Свидетельство I (наст. изд.), комм. к с. 455.
Музыка Иоганна Себастьяна Баха почти исключительно черная <…>. Только грохот действительности в его больших органных произведениях, действительность бешеного движения… В «Письме» 1953 года, опубликованном только в 1959-м в журнале Sinn und Form, Янн писал (Epilog, Bornholmer Aufzeichnungen, S. 846):
…У Баха я люблю, прежде всего и почти исключительно, самостоятельное черное существование его «усердной работы», Закон. Я признаю, что пиетистское благочестие, по моему мнению, слишком часто мешает незамутненному музыкальному выражению. Субъективное чувство, не очищенное величием, еще менее ценно.
В статье «О поводе», в обобщенном виде, Янн сформулировал эту мысль так (Деревянный корабль, с. 371):
…Музыка здесь представляет и всех своих сестер.

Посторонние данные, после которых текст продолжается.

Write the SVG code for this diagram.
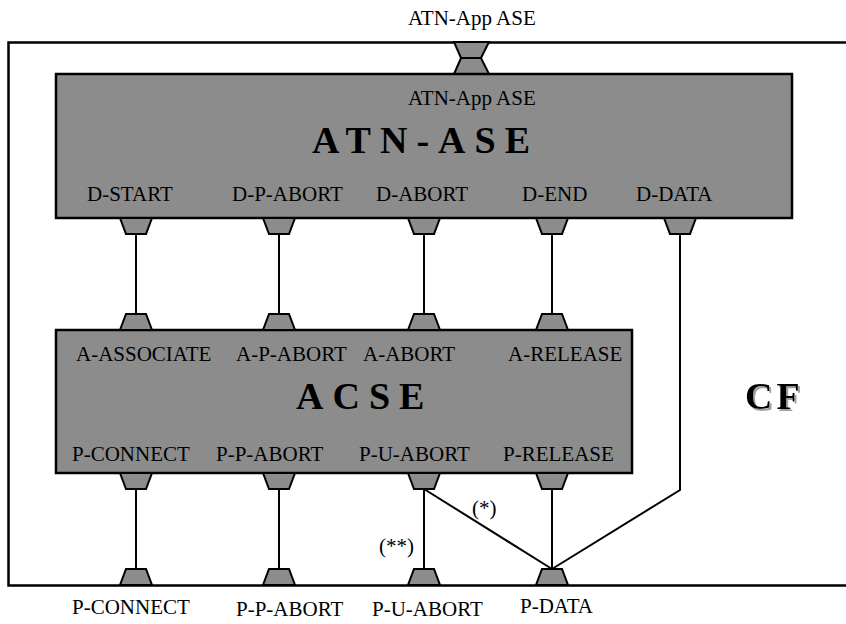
<svg xmlns="http://www.w3.org/2000/svg" width="846" height="624" viewBox="0 0 846 624">
<style>
.box{fill:#8c8c8c;stroke:#000;stroke-width:2.5}
.port{fill:#8c8c8c;stroke:#000;stroke-width:2;stroke-linejoin:miter}
.ln{fill:none;stroke:#000;stroke-width:2}
.lbl{font-family:"Liberation Serif","Times New Roman",serif;font-size:21px;fill:#000}
.big{font-family:"Liberation Serif","Times New Roman",serif;font-size:38px;font-weight:bold;fill:#000;letter-spacing:9px}
</style>
<defs>
<path id="pd" d="M-16,0 L16,0 L10,16 L-10,16 Z" class="port"/>
<path id="pu" d="M-10,0 L10,0 L16,16 L-16,16 Z" class="port"/>
<filter id="shadow" x="-10%" y="-10%" width="130%" height="130%">
<feOffset in="SourceAlpha" dx="2" dy="2" result="off"/>
<feFlood flood-color="#a0a0a0"/>
<feComposite in2="off" operator="in" result="sh"/>
<feMerge><feMergeNode in="sh"/><feMergeNode in="SourceGraphic"/></feMerge>
</filter>
</defs>
<rect x="0" y="0" width="846" height="624" fill="#fff"/>
<g id="cf">
<path d="M850,42.5 L8.5,42.5 L8.5,585.5 L850,585.5" fill="none" stroke="#000" stroke-width="2.5"/>
<text x="745" y="409" class="big" style="letter-spacing:4px" filter="url(#shadow)">CF</text>
<text x="408" y="25" class="lbl">ATN-App ASE</text>
<path d="M454,42 L489,42 L481,58 L461,58 Z" class="port"/>
<path d="M461,58 L481,58 L489,74 L454,74 Z" class="port"/>
<use href="#pu" x="136" y="569"/>
<use href="#pu" x="279" y="569"/>
<use href="#pu" x="424" y="569"/>
<use href="#pu" x="552" y="569"/>
<text x="72" y="614" class="lbl">P-CONNECT</text>
<text x="236" y="616" class="lbl">P-P-ABORT</text>
<text x="372" y="616" class="lbl">P-U-ABORT</text>
<text x="520" y="613" class="lbl">P-DATA</text>
</g>
<g id="connectors">
<path class="ln" d="M136,233 V313 M279,233 V313 M424,233 V313 M552,233 V313"/>
<path class="ln" d="M680,233 V490 L552,569"/>
<path class="ln" d="M136,489 V569 M279,489 V569 M424,489 V569 M552,489 V569 M424,489 L552,569"/>
<text x="472" y="515" class="lbl">(*)</text>
<text x="379" y="553" class="lbl">(**)</text>
</g>
<g id="atn-ase">
<rect x="56" y="74" width="736" height="144" class="box"/>
<text x="408" y="105" class="lbl">ATN-App ASE</text>
<text x="312" y="153" class="big">ATN-ASE</text>
<text x="87" y="201" class="lbl">D-START</text>
<text x="232" y="201" class="lbl">D-P-ABORT</text>
<text x="376" y="201" class="lbl">D-ABORT</text>
<text x="522" y="201" class="lbl">D-END</text>
<text x="636" y="201" class="lbl">D-DATA</text>
<use href="#pd" x="136" y="218"/>
<use href="#pd" x="279" y="218"/>
<use href="#pd" x="424" y="218"/>
<use href="#pd" x="552" y="218"/>
<use href="#pd" x="680" y="218"/>
</g>
<g id="acse">
<rect x="56" y="330" width="576" height="143" class="box"/>
<use href="#pu" x="136" y="314"/>
<use href="#pu" x="279" y="314"/>
<use href="#pu" x="424" y="314"/>
<use href="#pu" x="552" y="314"/>
<text x="76" y="361" class="lbl">A-ASSOCIATE</text>
<text x="236" y="361" class="lbl">A-P-ABORT</text>
<text x="363" y="361" class="lbl">A-ABORT</text>
<text x="508" y="361" class="lbl">A-RELEASE</text>
<text x="296" y="409" class="big">ACSE</text>
<text x="72" y="461" class="lbl">P-CONNECT</text>
<text x="216" y="461" class="lbl">P-P-ABORT</text>
<text x="359" y="461" class="lbl">P-U-ABORT</text>
<text x="503" y="461" class="lbl">P-RELEASE</text>
<use href="#pd" x="136" y="473"/>
<use href="#pd" x="279" y="473"/>
<use href="#pd" x="424" y="473"/>
<use href="#pd" x="552" y="473"/>
</g>
</svg>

Только она… как мне видится, абстрактнее других искусств… и, значит, бесчеловечнее: она легко отделима от человека: в большей степени склонна к обособлению, чем слово или живописное полотно; она — холоднее и вместе с тем универсальнее. Ее чувственность может быть непосредственно переведена в духовный план, поэтому все сомнительное в ней остается в границах сентиментальности и программных сочинений.

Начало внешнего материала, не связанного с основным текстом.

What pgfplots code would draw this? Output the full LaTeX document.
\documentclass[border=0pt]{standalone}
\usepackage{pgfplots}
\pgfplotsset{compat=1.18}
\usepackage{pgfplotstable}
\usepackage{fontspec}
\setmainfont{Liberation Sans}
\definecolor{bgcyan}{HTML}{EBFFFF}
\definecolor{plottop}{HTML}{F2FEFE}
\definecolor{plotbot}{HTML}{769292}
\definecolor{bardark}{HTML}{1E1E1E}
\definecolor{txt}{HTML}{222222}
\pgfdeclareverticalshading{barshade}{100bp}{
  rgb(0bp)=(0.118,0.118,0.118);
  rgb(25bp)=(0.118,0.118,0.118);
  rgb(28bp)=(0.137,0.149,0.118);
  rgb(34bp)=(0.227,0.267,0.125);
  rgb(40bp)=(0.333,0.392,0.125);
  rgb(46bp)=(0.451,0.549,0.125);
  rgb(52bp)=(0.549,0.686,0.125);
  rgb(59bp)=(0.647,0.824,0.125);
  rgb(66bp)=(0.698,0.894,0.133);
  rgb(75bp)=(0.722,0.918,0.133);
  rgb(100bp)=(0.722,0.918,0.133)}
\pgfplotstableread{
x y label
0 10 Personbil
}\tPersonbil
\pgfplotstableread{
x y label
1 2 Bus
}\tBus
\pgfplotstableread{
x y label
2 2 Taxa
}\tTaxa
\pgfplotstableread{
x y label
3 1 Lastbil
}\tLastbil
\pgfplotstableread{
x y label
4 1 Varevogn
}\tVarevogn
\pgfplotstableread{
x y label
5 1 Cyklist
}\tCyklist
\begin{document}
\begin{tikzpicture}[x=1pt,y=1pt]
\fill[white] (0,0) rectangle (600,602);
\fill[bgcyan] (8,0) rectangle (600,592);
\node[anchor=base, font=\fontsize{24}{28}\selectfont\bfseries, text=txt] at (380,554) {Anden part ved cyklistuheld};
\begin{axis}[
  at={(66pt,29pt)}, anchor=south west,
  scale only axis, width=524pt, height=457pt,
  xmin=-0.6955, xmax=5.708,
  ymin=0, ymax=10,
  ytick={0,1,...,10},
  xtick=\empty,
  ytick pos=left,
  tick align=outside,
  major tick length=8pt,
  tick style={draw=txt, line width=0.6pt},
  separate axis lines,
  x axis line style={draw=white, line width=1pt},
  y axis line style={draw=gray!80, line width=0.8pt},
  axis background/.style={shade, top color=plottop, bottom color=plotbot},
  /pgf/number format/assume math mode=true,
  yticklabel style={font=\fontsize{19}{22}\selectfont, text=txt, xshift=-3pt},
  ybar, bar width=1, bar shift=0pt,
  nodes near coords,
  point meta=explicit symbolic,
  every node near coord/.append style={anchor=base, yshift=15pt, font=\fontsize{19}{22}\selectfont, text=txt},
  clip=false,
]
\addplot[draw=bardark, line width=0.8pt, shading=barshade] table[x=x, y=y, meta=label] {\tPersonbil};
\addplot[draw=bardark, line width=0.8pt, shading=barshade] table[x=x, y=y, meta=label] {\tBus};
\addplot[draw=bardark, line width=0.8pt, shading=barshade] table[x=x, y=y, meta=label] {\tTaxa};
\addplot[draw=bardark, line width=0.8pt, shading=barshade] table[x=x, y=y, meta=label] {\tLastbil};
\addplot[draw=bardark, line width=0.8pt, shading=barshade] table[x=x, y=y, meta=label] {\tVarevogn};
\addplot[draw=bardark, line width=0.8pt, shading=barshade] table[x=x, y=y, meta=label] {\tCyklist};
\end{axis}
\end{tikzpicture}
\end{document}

Более подробно свое отношение к Баху Янн объясняет, рассказывая, как ему играл Баха поэт Оскар Лёрке (эссе «Оскар Лёрке подготовил мне путь», опубликованное посмертно, в 1964 году: Werke und Tagebucher 7, S. 342):
Он
[Лёрке. — Т. Б.]
играл «черного» Баха — настоящего, неистового в больших виртуозных органных композициях. «Слезы, текущие там, это не его слезы. Его слезы потрясали бы меньше. Природа не дублирует высказывания. Поэтому Бах, в искусстве, может плакать чьими угодно слезами, только не своими, даже если имеет в виду и их тоже… Бах имел в виду жалобу, а она не принадлежит никому, хотя и может поселиться в каждом. <…> — Теперь, уже в последние годы, когда музыку этого мастера так часто принижают, превращая в молитвенные упражнения, когда он, из-за приписываемой ему ортодоксальности, начинает звучать сухо и бесплодно, когда его музыка не мерцает черным сиянием, но вытесняется в сферу отмершего, которую необходимо отринуть, чтобы вновь воспрянул свободный дух; теперь, когда намеренно утаивается, что многие великие „духовные“ произведения кантора Томас-кирхе были пародиями на тогдашние светские музыкальные вещицы, — в этой пустыне конформистской уравниловки любовь Лёрке к настоящему, живому, виртуозному, толстоносому, злонамеренному Иоганну Себастьяну Баху кажется мне обещанием, символом того, что его грандиозная музыка не умрет из-за ограничивающих ее предвзятых мнений, что она вновь и вновь будет распознаваться как то, что и представляет собой: как часть природы».